*Recorded data*:

◆ ◆ ◆

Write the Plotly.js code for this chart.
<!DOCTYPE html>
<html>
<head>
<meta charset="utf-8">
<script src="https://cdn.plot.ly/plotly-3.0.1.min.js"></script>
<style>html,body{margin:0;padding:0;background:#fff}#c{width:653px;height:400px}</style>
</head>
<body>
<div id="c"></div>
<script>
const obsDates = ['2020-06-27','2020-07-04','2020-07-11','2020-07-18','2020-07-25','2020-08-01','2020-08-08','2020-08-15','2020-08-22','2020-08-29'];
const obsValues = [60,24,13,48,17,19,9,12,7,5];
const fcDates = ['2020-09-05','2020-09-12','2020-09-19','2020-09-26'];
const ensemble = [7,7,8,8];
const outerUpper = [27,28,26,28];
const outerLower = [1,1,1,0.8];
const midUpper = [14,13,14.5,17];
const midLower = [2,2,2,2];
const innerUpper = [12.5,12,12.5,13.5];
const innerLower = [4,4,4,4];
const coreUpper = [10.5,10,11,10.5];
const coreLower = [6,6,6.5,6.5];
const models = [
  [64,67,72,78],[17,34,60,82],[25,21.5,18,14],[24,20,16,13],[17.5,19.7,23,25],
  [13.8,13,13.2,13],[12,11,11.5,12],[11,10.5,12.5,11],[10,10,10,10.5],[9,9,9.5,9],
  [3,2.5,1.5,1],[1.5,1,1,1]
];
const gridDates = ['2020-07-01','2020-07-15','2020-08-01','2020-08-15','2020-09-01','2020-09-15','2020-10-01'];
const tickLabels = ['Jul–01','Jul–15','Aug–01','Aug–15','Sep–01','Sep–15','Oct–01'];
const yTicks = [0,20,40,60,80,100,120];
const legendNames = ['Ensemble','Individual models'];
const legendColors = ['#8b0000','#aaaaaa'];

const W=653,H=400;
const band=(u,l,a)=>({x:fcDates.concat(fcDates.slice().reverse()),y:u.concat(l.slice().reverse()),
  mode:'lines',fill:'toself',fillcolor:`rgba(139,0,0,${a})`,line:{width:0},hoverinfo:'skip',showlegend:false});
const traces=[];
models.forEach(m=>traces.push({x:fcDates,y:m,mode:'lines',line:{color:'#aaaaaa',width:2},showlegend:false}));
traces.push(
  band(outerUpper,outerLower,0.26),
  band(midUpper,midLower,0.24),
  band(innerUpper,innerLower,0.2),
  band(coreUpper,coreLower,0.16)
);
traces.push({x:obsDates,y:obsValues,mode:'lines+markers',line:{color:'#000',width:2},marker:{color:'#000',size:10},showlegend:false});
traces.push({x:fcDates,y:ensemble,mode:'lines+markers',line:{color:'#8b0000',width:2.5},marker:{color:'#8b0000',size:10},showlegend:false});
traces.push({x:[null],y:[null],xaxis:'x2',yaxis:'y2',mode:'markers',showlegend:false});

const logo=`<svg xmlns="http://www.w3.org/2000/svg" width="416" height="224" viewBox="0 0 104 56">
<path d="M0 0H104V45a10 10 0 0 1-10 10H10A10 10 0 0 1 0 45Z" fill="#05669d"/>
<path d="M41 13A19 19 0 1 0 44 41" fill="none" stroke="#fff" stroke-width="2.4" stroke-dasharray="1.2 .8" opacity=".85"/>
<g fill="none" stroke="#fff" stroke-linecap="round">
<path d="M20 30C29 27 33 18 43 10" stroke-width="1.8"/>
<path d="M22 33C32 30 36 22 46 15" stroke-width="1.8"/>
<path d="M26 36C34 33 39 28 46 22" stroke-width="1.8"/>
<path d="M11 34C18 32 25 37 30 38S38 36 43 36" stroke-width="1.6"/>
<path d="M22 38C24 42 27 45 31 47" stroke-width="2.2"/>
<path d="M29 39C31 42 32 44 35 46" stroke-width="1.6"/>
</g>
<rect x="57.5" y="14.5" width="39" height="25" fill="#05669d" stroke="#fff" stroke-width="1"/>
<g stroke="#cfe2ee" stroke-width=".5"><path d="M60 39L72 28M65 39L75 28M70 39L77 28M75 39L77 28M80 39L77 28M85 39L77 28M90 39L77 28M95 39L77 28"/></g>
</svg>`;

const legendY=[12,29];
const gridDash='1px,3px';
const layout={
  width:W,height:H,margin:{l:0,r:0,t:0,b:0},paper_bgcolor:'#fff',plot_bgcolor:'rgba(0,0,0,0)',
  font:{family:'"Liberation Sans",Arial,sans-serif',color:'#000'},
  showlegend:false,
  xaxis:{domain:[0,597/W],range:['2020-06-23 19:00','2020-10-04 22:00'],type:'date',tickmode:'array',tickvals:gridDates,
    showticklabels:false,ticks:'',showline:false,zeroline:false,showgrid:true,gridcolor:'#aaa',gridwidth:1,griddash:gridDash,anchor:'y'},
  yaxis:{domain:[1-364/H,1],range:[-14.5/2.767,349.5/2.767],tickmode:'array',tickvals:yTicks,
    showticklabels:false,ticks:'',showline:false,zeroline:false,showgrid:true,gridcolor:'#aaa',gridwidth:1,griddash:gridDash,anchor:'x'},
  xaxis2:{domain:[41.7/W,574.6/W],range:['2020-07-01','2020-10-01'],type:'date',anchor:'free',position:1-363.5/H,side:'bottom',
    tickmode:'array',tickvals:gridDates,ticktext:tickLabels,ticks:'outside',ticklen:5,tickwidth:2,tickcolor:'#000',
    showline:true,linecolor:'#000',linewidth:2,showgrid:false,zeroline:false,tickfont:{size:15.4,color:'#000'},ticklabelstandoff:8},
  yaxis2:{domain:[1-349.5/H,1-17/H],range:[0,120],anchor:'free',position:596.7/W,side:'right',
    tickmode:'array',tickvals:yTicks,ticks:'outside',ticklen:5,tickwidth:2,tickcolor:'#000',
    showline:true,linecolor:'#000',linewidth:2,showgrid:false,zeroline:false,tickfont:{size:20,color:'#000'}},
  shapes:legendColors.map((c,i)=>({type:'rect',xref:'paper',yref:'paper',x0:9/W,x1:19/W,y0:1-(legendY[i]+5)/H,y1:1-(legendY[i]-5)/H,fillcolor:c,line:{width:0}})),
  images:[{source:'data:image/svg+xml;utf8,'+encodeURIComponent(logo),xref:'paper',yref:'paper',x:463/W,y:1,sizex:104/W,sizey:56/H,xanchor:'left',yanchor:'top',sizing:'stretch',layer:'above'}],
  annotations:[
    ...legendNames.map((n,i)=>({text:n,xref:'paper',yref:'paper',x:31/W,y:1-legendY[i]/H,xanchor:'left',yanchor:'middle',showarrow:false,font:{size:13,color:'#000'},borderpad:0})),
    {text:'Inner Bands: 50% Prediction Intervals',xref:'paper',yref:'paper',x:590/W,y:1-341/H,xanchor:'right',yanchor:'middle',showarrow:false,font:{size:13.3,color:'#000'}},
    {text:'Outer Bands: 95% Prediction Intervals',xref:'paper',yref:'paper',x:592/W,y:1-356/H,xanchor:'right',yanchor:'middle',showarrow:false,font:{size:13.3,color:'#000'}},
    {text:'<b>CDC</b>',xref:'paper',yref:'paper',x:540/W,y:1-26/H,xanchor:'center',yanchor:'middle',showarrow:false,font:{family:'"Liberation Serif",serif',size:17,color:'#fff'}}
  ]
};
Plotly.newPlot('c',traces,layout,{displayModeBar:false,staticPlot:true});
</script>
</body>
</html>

◆ ◆ ◆

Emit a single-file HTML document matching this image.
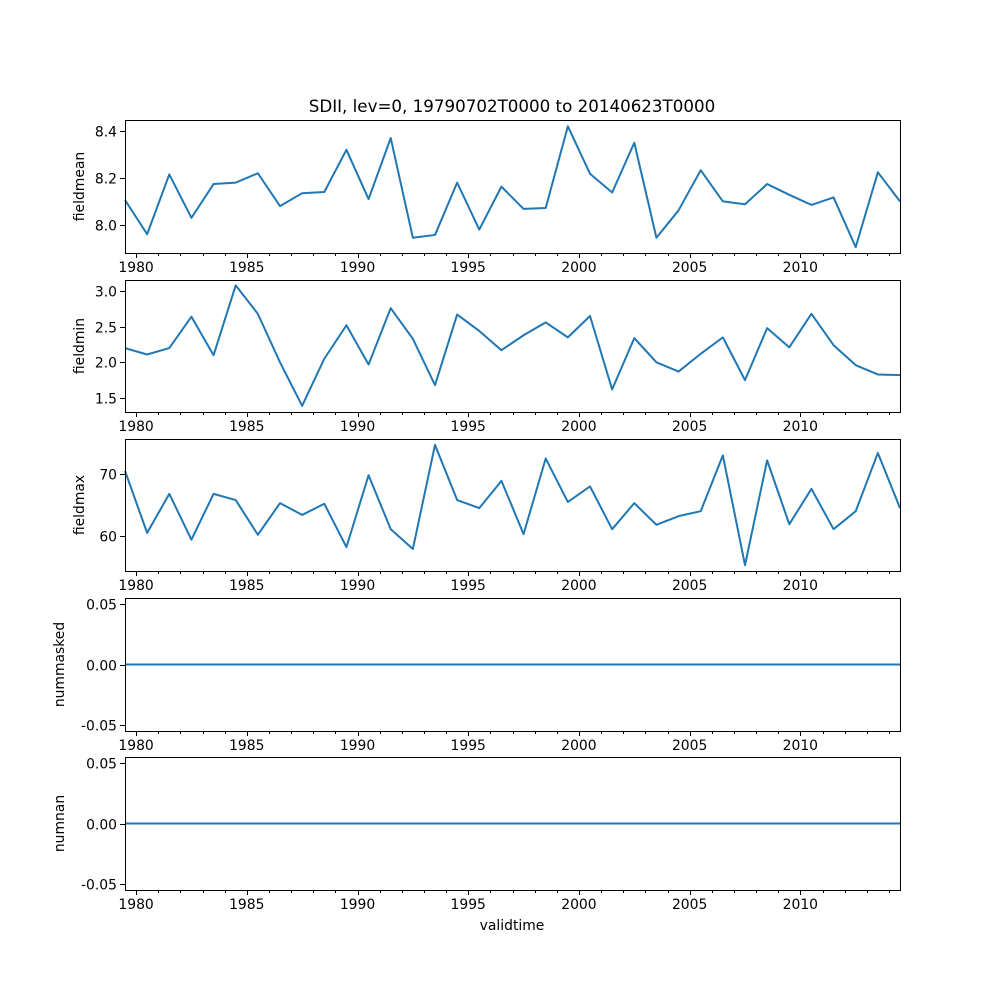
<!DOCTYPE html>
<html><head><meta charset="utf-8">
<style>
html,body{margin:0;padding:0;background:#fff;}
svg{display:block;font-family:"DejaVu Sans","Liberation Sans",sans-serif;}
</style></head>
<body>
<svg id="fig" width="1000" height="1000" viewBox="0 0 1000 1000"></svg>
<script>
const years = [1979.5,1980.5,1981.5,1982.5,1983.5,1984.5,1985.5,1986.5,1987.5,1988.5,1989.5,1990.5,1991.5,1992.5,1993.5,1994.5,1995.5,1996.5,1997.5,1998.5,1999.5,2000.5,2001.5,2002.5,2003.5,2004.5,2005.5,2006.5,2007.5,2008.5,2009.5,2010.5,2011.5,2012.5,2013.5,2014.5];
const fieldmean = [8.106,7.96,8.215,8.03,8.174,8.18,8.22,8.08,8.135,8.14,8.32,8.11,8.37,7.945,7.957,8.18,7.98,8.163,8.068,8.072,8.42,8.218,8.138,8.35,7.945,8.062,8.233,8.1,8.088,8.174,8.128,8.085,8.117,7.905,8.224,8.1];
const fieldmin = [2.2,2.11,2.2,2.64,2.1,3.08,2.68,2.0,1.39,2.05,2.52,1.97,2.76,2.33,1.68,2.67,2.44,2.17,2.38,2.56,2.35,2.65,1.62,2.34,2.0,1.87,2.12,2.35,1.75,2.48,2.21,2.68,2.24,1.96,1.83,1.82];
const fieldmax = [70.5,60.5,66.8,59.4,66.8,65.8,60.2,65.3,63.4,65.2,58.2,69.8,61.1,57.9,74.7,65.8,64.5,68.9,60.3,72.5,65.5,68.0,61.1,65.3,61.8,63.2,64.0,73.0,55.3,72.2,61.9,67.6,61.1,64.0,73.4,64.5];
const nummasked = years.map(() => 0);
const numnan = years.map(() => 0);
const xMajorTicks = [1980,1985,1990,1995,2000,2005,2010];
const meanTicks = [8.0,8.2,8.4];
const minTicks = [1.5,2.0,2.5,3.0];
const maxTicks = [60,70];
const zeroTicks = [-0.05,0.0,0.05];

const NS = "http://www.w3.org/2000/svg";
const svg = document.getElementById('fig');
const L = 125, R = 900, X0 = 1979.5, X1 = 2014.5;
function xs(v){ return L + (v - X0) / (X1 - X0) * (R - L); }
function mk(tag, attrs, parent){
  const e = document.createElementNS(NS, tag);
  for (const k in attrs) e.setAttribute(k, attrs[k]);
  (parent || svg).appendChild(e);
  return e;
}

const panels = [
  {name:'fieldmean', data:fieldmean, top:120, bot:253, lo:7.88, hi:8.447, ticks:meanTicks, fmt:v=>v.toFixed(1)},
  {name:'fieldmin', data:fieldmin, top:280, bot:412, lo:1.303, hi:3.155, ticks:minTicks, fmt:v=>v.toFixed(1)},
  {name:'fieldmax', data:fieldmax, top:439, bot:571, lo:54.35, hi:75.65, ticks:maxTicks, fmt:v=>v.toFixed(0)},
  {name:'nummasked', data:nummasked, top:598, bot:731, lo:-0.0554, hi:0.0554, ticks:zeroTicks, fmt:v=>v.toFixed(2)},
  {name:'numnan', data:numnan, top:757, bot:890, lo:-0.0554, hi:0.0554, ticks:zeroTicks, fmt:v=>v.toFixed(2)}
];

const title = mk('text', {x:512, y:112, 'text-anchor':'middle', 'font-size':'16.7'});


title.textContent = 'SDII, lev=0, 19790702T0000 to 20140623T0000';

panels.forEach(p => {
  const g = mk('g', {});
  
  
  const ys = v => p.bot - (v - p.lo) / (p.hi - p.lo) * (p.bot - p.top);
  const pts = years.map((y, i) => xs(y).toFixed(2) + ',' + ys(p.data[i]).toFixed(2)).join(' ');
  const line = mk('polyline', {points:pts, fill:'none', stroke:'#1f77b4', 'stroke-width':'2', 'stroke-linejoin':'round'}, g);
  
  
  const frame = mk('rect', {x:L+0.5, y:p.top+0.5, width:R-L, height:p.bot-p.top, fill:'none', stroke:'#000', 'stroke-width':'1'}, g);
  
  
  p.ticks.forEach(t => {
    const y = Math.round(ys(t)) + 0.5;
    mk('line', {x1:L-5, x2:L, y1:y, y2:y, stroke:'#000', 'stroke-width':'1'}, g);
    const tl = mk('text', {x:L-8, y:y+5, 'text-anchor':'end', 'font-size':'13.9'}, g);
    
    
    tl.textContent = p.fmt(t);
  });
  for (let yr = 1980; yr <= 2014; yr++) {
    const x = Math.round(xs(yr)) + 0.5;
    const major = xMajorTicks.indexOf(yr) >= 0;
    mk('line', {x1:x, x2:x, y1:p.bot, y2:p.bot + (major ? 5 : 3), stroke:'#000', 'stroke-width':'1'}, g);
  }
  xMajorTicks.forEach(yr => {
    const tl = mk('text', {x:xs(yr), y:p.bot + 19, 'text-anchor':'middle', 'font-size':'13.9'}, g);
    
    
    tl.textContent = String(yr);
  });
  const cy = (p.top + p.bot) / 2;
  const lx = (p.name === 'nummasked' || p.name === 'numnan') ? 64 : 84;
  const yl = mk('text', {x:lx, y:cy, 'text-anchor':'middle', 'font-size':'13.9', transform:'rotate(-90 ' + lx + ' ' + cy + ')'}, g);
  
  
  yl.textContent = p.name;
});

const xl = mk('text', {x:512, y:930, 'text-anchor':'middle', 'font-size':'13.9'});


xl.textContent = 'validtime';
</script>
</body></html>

◆ ◆ ◆

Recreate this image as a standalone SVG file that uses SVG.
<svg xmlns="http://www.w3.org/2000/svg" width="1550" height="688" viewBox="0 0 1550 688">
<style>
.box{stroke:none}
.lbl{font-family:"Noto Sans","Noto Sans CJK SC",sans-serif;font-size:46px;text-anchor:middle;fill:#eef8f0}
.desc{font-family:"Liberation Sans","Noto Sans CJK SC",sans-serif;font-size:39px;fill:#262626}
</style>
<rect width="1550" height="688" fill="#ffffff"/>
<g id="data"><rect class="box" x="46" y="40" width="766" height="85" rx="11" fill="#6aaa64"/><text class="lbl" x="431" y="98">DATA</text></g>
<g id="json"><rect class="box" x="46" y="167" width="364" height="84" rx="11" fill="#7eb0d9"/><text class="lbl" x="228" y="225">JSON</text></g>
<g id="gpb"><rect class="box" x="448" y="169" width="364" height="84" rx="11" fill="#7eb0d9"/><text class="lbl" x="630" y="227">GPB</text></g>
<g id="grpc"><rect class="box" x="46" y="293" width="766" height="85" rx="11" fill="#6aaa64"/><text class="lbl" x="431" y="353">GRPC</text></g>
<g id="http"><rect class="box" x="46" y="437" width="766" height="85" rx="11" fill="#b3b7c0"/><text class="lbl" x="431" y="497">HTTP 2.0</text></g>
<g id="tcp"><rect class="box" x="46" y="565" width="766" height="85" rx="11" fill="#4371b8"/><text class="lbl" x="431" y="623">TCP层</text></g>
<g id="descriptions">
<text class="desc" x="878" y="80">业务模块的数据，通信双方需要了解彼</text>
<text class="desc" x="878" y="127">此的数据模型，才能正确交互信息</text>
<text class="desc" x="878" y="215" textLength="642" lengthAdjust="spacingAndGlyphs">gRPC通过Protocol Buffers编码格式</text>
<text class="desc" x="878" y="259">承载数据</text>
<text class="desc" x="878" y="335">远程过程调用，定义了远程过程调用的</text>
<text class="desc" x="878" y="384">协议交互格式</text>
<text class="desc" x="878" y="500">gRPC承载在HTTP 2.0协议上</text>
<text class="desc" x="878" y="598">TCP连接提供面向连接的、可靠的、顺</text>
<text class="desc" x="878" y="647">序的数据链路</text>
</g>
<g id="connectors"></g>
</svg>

◆ ◆ ◆

*Exercise instructions*: Repeat word for word the stretch of lines from the one with "Write the Plotly.js code for this chart." down to the one with "const legendColors = ['#8b0000','#aaaaaa'];", both included.

*Solution for this task*:
Write the Plotly.js code for this chart.
<!DOCTYPE html>
<html>
<head>
<meta charset="utf-8">
<script src="https://cdn.plot.ly/plotly-3.0.1.min.js"></script>
<style>html,body{margin:0;padding:0;background:#fff}#c{width:653px;height:400px}</style>
</head>
<body>
<div id="c"></div>
<script>
const obsDates = ['2020-06-27','2020-07-04','2020-07-11','2020-07-18','2020-07-25','2020-08-01','2020-08-08','2020-08-15','2020-08-22','2020-08-29'];
const obsValues = [60,24,13,48,17,19,9,12,7,5];
const fcDates = ['2020-09-05','2020-09-12','2020-09-19','2020-09-26'];
const ensemble = [7,7,8,8];
const outerUpper = [27,28,26,28];
const outerLower = [1,1,1,0.8];
const midUpper = [14,13,14.5,17];
const midLower = [2,2,2,2];
const innerUpper = [12.5,12,12.5,13.5];
const innerLower = [4,4,4,4];
const coreUpper = [10.5,10,11,10.5];
const coreLower = [6,6,6.5,6.5];
const models = [
  [64,67,72,78],[17,34,60,82],[25,21.5,18,14],[24,20,16,13],[17.5,19.7,23,25],
  [13.8,13,13.2,13],[12,11,11.5,12],[11,10.5,12.5,11],[10,10,10,10.5],[9,9,9.5,9],
  [3,2.5,1.5,1],[1.5,1,1,1]
];
const gridDates = ['2020-07-01','2020-07-15','2020-08-01','2020-08-15','2020-09-01','2020-09-15','2020-10-01'];
const tickLabels = ['Jul–01','Jul–15','Aug–01','Aug–15','Sep–01','Sep–15','Oct–01'];
const yTicks = [0,20,40,60,80,100,120];
const legendNames = ['Ensemble','Individual models'];
const legendColors = ['#8b0000','#aaaaaa'];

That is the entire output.